(Stored data entries)
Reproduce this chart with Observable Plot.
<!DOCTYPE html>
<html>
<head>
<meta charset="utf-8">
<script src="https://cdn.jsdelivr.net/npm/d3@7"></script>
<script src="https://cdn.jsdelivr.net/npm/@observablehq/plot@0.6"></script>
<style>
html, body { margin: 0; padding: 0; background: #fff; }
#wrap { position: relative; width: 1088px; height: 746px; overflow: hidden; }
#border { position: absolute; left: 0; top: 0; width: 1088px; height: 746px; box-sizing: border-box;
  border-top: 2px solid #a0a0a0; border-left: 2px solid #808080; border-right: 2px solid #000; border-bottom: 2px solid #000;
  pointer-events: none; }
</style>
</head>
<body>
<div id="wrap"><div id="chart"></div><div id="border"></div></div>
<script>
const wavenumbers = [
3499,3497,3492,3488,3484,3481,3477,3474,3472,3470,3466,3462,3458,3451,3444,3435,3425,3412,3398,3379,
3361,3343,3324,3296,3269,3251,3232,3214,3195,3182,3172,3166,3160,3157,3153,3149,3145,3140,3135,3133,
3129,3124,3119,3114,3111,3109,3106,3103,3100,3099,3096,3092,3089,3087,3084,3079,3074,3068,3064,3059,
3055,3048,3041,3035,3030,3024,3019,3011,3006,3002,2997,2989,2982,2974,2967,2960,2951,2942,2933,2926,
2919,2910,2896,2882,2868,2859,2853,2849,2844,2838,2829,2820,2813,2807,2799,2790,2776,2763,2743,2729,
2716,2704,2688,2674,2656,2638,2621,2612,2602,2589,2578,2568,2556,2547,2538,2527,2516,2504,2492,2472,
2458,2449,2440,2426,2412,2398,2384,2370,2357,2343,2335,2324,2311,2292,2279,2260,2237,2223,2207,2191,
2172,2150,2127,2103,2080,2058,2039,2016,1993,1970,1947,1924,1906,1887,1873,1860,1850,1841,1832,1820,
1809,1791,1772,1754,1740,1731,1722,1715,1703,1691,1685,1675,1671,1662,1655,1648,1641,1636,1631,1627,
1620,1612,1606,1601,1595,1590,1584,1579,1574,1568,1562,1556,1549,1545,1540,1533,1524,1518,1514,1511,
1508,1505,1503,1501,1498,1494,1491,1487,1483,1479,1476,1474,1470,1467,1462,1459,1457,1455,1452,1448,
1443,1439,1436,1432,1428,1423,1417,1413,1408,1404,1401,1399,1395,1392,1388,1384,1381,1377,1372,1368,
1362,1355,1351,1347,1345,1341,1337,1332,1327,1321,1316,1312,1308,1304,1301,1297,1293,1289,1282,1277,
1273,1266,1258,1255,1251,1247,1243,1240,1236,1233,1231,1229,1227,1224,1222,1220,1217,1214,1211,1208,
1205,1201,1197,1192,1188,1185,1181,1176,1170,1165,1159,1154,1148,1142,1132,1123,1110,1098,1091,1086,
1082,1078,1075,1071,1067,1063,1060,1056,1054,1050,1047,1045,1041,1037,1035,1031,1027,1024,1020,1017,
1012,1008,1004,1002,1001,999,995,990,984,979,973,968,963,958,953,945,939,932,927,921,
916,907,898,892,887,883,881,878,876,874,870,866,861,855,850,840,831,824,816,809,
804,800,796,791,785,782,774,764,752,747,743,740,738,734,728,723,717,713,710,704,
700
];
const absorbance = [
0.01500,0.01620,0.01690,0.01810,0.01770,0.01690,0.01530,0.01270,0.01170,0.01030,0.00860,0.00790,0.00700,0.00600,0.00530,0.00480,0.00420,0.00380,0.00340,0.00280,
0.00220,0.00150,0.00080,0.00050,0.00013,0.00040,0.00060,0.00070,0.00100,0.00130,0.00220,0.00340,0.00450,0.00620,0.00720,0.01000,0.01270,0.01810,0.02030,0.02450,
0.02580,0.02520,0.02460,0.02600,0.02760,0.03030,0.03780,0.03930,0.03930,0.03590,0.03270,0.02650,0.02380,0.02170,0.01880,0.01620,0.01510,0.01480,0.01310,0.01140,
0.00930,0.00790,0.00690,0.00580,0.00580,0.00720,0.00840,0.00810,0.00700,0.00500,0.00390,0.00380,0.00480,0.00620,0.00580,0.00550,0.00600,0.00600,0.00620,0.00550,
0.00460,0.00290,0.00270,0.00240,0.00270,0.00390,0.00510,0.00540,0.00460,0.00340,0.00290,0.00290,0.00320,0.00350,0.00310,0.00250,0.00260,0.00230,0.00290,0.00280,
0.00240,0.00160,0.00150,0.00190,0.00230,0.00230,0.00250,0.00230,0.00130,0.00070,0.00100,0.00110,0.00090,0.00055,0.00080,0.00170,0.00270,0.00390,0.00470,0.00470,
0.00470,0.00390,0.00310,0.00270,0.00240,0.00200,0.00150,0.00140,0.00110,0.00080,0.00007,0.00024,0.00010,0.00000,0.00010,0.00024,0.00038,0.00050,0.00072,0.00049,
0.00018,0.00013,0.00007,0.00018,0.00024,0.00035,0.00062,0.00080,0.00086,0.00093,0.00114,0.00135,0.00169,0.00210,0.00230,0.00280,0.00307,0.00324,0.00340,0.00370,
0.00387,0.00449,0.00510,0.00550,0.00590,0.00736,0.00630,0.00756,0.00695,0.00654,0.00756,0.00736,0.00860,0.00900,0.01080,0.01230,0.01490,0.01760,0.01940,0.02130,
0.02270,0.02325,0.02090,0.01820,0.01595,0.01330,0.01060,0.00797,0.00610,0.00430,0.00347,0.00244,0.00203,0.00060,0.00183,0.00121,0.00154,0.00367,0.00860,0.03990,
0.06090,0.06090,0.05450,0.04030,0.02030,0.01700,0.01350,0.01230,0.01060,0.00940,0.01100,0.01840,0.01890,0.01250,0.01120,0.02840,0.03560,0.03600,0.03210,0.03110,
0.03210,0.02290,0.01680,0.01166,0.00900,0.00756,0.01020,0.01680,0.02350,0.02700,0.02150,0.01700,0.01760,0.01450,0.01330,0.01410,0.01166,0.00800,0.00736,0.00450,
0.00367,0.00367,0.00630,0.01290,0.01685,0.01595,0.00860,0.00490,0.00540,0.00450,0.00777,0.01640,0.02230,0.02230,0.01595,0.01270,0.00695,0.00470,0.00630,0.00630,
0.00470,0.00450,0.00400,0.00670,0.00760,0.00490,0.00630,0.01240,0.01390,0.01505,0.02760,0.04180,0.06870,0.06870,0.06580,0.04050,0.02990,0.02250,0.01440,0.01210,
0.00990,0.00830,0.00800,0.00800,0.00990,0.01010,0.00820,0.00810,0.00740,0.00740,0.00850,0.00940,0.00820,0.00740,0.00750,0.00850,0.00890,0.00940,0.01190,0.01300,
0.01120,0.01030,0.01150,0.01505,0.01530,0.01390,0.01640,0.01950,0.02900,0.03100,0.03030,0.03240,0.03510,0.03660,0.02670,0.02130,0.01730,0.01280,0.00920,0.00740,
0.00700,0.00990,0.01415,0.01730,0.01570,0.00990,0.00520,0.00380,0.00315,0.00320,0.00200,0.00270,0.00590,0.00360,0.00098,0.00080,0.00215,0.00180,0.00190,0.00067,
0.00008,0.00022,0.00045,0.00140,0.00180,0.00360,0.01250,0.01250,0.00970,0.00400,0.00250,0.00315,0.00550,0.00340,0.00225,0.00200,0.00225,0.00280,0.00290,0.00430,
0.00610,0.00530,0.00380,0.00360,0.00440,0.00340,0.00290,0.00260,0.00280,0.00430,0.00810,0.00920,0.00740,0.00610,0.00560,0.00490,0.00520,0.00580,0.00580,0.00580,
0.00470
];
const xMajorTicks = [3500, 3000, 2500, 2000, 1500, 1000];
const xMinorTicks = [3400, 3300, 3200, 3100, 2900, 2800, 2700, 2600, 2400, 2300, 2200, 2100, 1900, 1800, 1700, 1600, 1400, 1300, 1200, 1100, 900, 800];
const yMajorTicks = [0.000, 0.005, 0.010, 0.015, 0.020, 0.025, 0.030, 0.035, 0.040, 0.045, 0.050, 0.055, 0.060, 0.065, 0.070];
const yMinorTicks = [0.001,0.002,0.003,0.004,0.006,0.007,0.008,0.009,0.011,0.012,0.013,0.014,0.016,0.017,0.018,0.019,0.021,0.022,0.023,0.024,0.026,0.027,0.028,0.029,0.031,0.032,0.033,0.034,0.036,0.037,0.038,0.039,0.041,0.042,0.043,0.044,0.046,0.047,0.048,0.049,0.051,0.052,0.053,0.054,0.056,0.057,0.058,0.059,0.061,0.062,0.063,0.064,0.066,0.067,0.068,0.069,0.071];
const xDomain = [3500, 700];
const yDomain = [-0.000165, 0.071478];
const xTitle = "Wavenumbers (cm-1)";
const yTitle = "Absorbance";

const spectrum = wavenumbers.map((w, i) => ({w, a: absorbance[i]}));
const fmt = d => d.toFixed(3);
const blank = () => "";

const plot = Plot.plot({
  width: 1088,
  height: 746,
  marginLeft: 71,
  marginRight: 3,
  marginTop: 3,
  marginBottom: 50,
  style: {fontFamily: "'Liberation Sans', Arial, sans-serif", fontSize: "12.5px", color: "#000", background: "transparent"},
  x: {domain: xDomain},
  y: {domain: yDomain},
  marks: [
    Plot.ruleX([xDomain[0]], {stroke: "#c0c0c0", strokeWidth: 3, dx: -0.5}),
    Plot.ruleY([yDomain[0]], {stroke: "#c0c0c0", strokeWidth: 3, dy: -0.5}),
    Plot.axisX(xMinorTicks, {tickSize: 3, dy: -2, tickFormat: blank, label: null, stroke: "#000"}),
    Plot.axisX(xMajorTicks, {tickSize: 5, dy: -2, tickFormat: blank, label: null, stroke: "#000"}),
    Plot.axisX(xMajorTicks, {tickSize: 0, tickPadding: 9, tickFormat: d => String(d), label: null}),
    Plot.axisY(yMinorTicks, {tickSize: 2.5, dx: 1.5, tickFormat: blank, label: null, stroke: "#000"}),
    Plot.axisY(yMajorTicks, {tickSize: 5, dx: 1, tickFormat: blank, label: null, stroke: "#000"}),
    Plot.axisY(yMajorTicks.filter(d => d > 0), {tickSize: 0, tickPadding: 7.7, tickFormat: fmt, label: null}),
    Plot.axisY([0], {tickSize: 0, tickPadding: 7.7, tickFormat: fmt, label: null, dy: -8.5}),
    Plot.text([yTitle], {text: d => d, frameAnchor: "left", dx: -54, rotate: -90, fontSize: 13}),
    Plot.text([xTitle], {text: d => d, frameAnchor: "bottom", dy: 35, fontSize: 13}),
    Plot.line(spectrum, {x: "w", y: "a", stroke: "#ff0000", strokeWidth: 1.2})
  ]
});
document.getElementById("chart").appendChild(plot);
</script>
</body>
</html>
==
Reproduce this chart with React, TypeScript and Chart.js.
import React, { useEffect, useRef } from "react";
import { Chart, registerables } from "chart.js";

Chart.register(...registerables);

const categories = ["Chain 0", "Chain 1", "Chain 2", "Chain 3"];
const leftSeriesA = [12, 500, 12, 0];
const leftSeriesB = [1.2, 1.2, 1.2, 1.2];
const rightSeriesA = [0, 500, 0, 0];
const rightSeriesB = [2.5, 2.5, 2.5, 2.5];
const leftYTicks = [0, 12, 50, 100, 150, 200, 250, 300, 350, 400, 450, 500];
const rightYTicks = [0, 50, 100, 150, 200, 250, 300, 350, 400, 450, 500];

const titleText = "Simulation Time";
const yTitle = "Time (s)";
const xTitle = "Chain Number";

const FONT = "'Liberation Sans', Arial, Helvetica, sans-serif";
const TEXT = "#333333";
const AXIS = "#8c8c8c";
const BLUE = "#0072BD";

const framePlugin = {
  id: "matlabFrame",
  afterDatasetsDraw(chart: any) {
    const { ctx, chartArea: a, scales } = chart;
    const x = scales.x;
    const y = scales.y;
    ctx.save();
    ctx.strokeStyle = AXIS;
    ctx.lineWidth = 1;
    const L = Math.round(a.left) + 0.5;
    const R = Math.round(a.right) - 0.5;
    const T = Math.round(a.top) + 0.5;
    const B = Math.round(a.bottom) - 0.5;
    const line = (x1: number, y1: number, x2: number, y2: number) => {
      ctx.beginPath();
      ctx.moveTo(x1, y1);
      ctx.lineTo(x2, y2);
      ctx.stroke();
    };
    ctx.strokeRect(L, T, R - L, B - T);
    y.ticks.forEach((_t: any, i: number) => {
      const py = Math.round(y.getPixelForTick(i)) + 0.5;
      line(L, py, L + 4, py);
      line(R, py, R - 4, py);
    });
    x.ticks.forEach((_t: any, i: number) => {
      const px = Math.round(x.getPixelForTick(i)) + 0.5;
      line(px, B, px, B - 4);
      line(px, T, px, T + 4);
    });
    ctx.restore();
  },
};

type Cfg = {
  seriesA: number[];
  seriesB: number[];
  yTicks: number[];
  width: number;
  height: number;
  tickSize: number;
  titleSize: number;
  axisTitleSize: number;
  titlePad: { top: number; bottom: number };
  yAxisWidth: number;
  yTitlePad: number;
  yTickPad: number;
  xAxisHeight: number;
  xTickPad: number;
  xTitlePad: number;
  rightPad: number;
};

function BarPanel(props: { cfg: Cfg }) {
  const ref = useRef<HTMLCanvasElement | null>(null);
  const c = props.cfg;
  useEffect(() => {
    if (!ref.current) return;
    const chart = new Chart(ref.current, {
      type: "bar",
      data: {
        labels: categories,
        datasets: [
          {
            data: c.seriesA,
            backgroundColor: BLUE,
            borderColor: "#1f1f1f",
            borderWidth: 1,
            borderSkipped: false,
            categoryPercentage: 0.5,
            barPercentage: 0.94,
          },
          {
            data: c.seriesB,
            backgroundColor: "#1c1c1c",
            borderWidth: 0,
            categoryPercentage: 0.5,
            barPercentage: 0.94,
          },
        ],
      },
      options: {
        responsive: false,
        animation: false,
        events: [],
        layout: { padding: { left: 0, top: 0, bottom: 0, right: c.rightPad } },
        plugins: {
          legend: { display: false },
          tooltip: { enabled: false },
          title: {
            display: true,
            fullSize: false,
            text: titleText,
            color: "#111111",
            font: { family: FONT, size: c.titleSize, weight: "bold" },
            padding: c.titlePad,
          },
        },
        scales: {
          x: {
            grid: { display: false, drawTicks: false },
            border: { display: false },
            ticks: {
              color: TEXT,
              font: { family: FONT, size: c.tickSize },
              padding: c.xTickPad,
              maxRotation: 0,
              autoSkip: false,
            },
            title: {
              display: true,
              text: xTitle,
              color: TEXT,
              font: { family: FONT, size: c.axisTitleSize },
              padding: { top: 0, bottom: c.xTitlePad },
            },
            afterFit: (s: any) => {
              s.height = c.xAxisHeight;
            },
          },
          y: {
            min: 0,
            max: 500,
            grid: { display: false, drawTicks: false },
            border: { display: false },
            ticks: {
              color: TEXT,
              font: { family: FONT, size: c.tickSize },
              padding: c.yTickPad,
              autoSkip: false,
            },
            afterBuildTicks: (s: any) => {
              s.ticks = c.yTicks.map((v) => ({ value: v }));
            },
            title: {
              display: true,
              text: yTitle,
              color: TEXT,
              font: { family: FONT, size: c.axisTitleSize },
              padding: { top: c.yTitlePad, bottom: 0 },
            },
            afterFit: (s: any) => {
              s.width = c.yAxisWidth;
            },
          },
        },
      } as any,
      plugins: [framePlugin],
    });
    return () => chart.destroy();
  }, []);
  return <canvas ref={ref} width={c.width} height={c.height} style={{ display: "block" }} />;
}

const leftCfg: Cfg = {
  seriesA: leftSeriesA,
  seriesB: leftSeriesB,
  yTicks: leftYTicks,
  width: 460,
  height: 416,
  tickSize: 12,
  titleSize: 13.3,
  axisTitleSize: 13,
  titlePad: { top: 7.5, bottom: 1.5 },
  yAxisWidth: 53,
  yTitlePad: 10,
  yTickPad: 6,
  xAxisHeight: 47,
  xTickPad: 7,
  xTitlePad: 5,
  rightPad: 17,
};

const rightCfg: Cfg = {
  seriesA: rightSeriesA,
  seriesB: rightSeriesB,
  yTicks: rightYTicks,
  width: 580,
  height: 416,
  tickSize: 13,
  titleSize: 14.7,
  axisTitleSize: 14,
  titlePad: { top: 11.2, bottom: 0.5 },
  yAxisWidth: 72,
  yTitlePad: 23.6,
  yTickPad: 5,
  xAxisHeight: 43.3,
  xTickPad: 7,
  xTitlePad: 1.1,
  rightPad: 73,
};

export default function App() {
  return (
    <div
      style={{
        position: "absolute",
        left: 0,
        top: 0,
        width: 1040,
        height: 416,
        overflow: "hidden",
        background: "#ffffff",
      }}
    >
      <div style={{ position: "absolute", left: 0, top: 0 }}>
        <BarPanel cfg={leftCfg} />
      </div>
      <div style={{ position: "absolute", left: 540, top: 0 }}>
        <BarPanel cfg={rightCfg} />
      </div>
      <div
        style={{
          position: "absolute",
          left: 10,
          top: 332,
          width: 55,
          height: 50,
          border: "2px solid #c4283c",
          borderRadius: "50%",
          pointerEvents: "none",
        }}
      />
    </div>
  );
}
* * *
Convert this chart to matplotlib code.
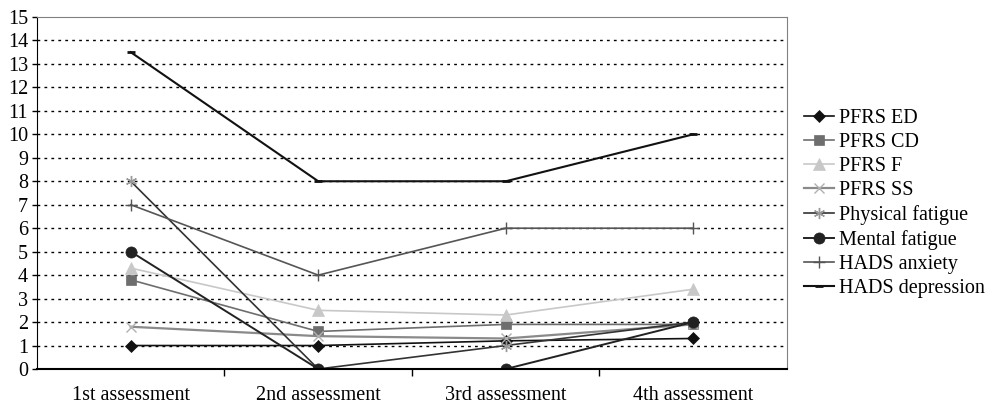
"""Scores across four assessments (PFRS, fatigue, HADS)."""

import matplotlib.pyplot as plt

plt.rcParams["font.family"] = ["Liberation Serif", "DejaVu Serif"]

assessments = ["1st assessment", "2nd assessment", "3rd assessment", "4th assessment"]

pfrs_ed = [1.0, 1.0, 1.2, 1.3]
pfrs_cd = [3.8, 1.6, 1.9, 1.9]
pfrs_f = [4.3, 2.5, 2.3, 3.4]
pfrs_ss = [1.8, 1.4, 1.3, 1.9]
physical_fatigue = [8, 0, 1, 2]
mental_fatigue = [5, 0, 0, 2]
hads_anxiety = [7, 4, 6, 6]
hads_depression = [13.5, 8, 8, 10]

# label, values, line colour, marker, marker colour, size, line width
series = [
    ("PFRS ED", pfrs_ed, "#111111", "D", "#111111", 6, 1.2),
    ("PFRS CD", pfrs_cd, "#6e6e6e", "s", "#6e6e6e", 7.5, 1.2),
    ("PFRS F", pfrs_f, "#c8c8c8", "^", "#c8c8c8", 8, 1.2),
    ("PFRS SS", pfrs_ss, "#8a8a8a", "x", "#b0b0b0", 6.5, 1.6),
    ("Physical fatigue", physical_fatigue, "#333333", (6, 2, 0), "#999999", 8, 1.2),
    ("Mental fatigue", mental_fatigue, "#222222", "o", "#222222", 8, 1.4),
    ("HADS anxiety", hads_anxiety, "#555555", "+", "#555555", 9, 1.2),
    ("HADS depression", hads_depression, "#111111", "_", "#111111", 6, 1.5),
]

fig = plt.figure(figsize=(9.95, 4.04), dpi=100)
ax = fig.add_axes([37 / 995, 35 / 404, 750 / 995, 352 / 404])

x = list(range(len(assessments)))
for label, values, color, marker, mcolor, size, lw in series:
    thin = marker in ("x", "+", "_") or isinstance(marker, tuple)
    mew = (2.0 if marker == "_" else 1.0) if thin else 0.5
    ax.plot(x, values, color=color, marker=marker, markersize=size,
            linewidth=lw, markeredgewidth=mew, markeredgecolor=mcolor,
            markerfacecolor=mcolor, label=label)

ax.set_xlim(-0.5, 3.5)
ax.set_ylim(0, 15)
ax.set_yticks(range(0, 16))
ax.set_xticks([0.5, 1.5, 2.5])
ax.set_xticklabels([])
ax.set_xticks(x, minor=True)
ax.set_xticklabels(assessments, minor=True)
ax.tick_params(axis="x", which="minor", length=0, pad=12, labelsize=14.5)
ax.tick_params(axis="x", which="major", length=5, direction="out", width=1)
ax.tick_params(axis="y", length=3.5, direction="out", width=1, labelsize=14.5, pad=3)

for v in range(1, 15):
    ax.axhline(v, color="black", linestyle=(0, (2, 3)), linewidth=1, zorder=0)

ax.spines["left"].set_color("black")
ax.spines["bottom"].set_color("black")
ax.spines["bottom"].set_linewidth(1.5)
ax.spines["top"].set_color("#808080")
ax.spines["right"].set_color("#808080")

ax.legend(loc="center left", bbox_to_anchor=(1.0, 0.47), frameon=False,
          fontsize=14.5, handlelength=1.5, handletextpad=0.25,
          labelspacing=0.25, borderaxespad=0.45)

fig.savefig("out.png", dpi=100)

- **EXERCISE REQUIREMENTS**: From the entries above, copy every line that holds the word "matplotlib".

- **WRITTEN RESPONSE**:
Convert this chart to matplotlib code.
import matplotlib.pyplot as plt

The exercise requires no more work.